Canon Reveals Concept Handheld MR Device, Glass Waveguide & Collaboration Software
At AWE 2026, Canon debuted a pocket-sized mixed reality concept device, detailed a new high-efficiency optical waveguide for AR glasses, and introduced MREAL Collaborator software for enterprise design teams.
Condensed by AI-Portable from Editorial queue.
At this year’s Augmented World Expo, Canon stepped up with a trio of enterprise XR offerings that signal serious intent in portable mixed reality. The imaging giant pulled back the curtain on a concept handheld MR viewer, a pair of high-efficiency waveguide prototypes for AR glasses, and a collaboration suite called MREAL Collaborator. While none of these are shipping products yet, each one fills a gap Canon has been quietly carving out since its early MREAL headset days.
A palm-sized MR viewer that stays tethered
The star of the show was Canon’s “Concept Model of a Pocket-Size, High-Image-Quality MR Device.” The name says it all—this is a handheld, tethered mixed reality viewer designed to slip into a pocket when not in use. Canon isn’t sharing full specs, but the company emphasises high-definition visuals and seamless compatibility with existing XR applications.

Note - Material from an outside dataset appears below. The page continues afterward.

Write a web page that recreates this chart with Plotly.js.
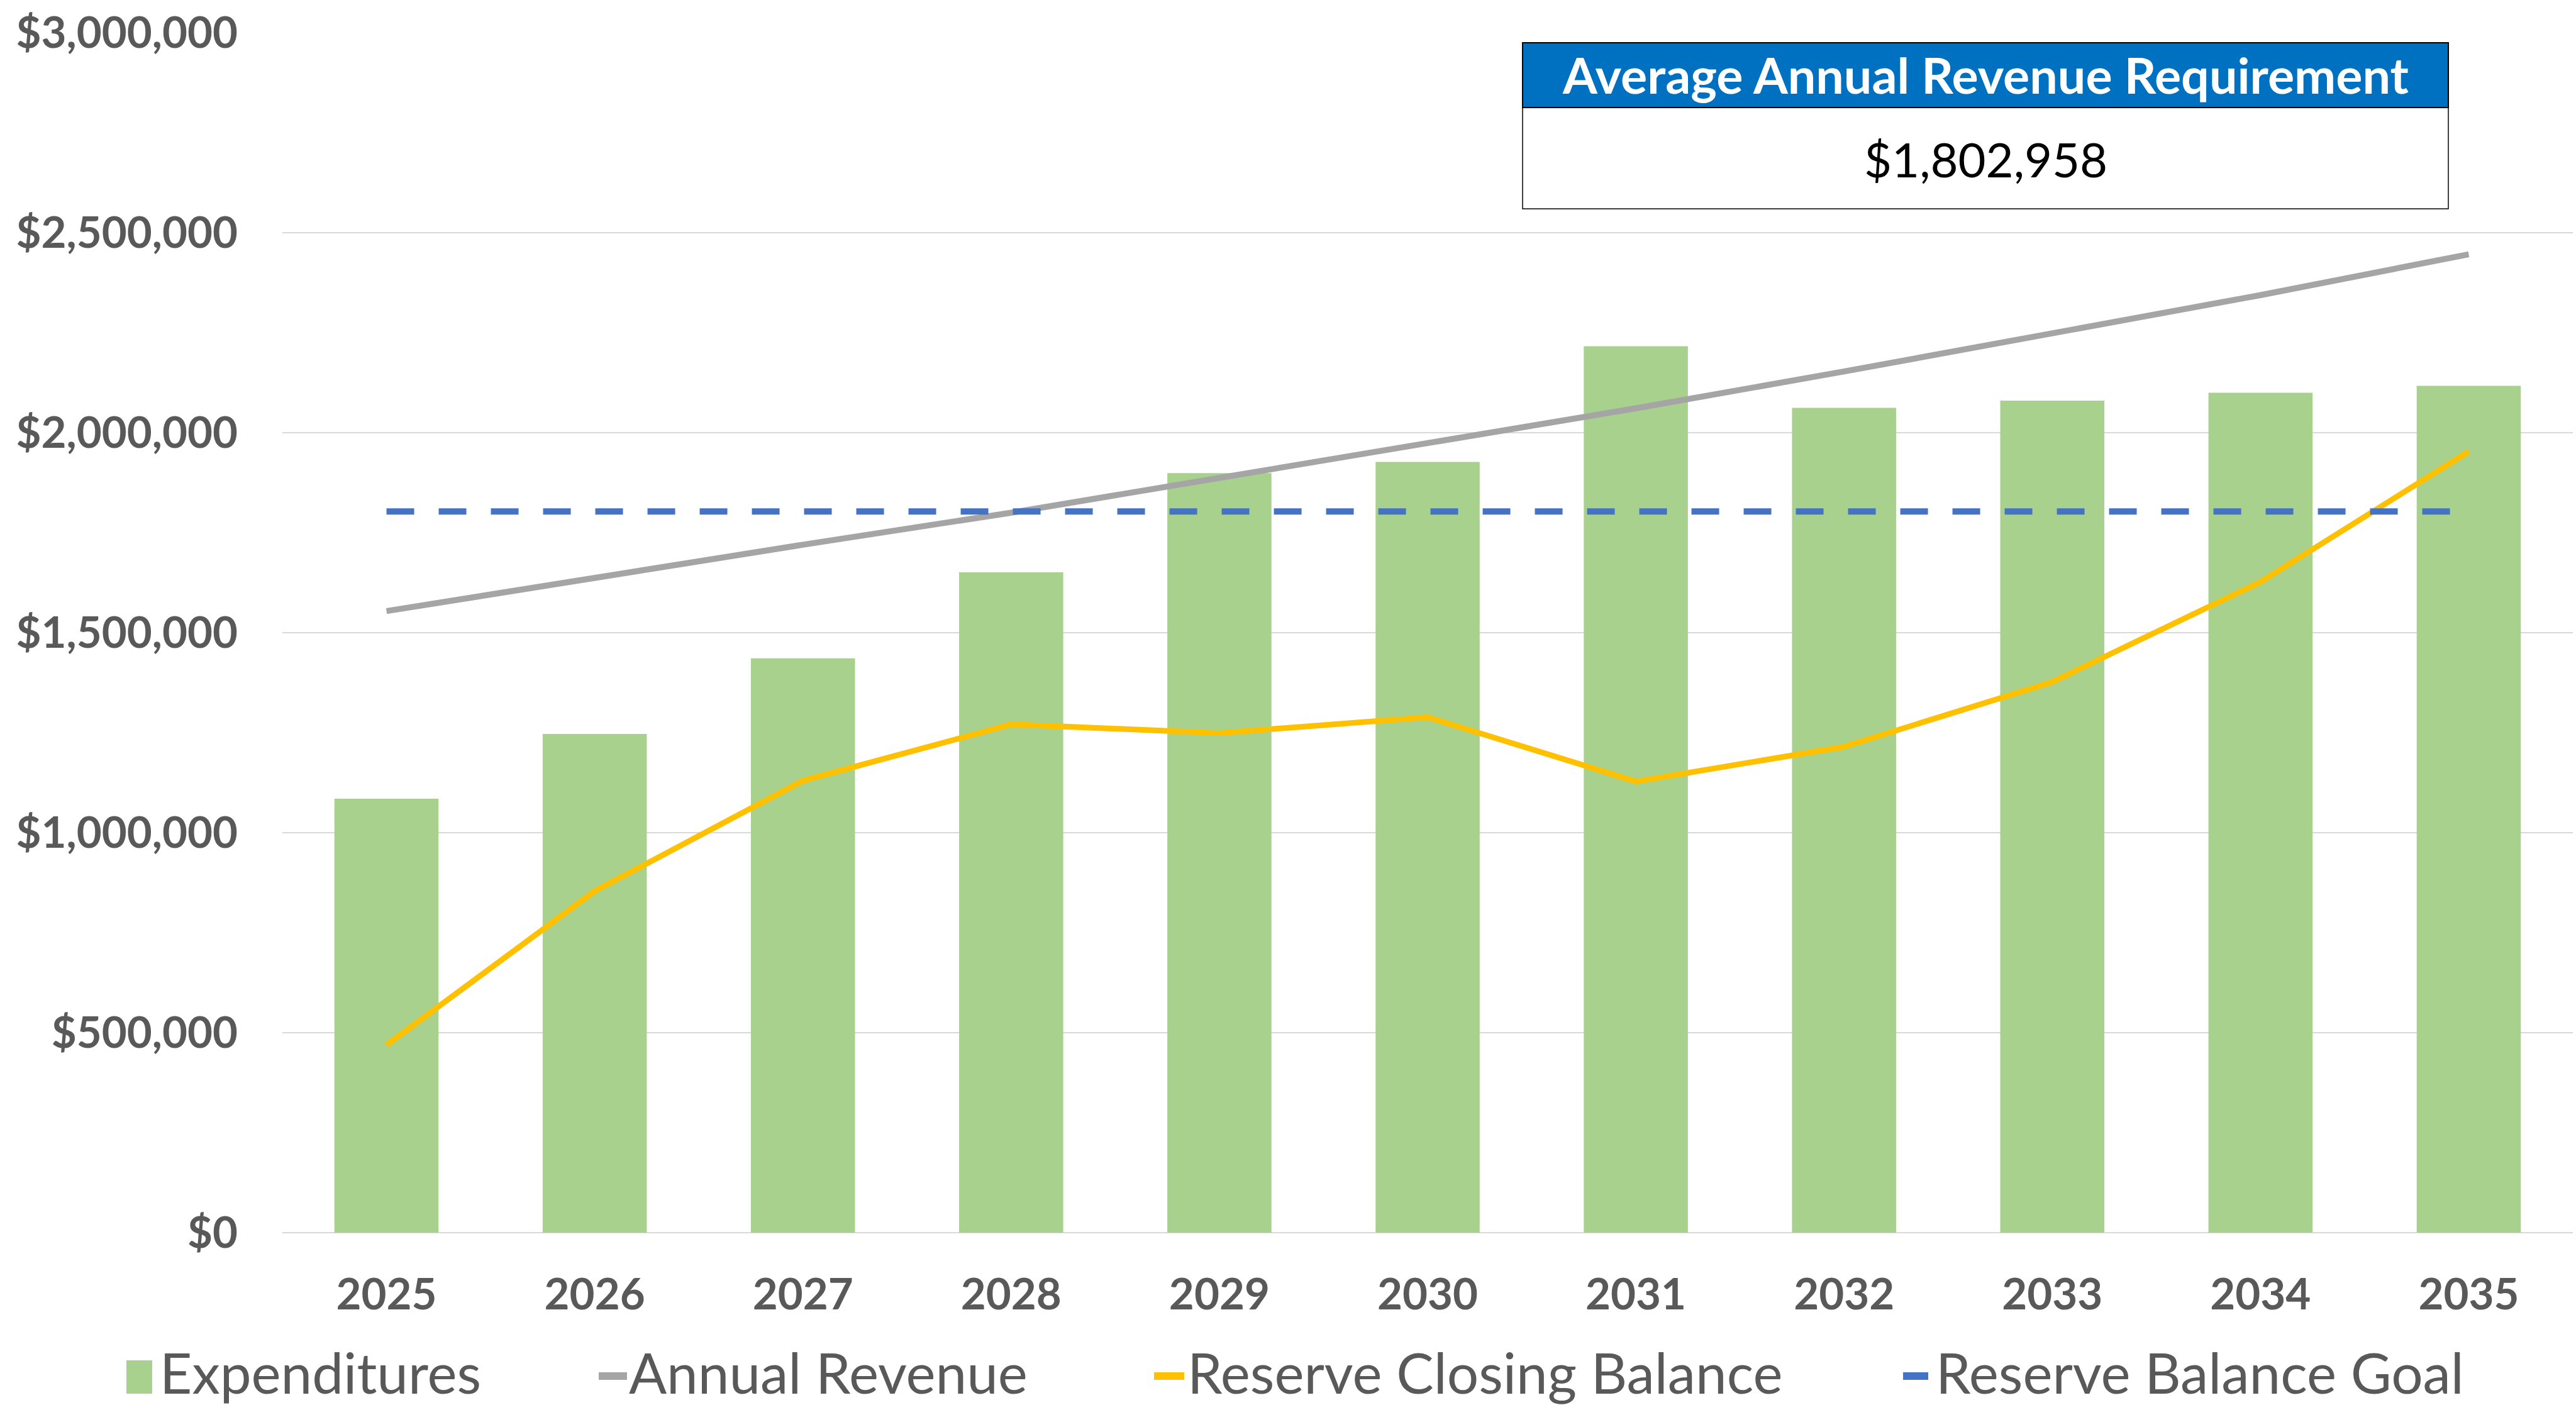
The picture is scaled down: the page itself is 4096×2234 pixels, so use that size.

The device is clearly aimed at enterprise users who need a portable, high-fidelity window into spatial data without a full headset.
Canon’s US division demoed the concept at AWE, hinting at ambitions beyond the Japanese market, where handheld viewers already enjoy some traction in industrial settings. The company is actively seeking partners to bring the device to market, so a commercial launch is plausible—though there’s no timeline yet.
Waveguides that push the brightness barrier
Next to the handheld MR concept, Canon showed off its “High-Efficiency Waveguide for AR Glasses,” a prototype optical engine available with microLED or microOLED displays. The specs are where things get interesting: a 30-degree field-of-view, an optical coupling efficiency exceeding 15,000 nits per lumen, and over 85% transmittance.
That coupling figure is unusually high for waveguide optics and translates to a much brighter image for a given light source—a critical advantage for outdoor readability. The 30-degree FOV is modest, placing this waveguide firmly in the smart-glasses or lightweight AR assistant category rather than cinematic mixed reality. But if Canon’s efficiency numbers hold, it could enable vastly more compact, power-sipping glasses that still punch through daylight.
Collaboration software that speaks OpenXR
Rounding out the AWE announcements, Canon previewed MREAL Collaborator, a new XR collaboration tool for manufacturing designers. The pitch is elegantly simple: it lets teams without 3D graphics expertise manipulate spatial data and share views across different XR devices. Built on OpenXR, the software promises cross-platform interoperability and remote collaboration out of the box. Canon plans to launch a free trial in early July, signalling the software is close to release.
For enterprises already invested in Canon’s MREAL ecosystem—or any OpenXR-compatible hardware—MREAL Collaborator could lower the barrier to immersive design reviews and factory-floor planning. And by pairing it with the handheld MR concept or future waveguide glasses, Canon is sketching a full-stack vision: capture, visualise, and collaborate on 3D assets without leaving the manufacturing floor.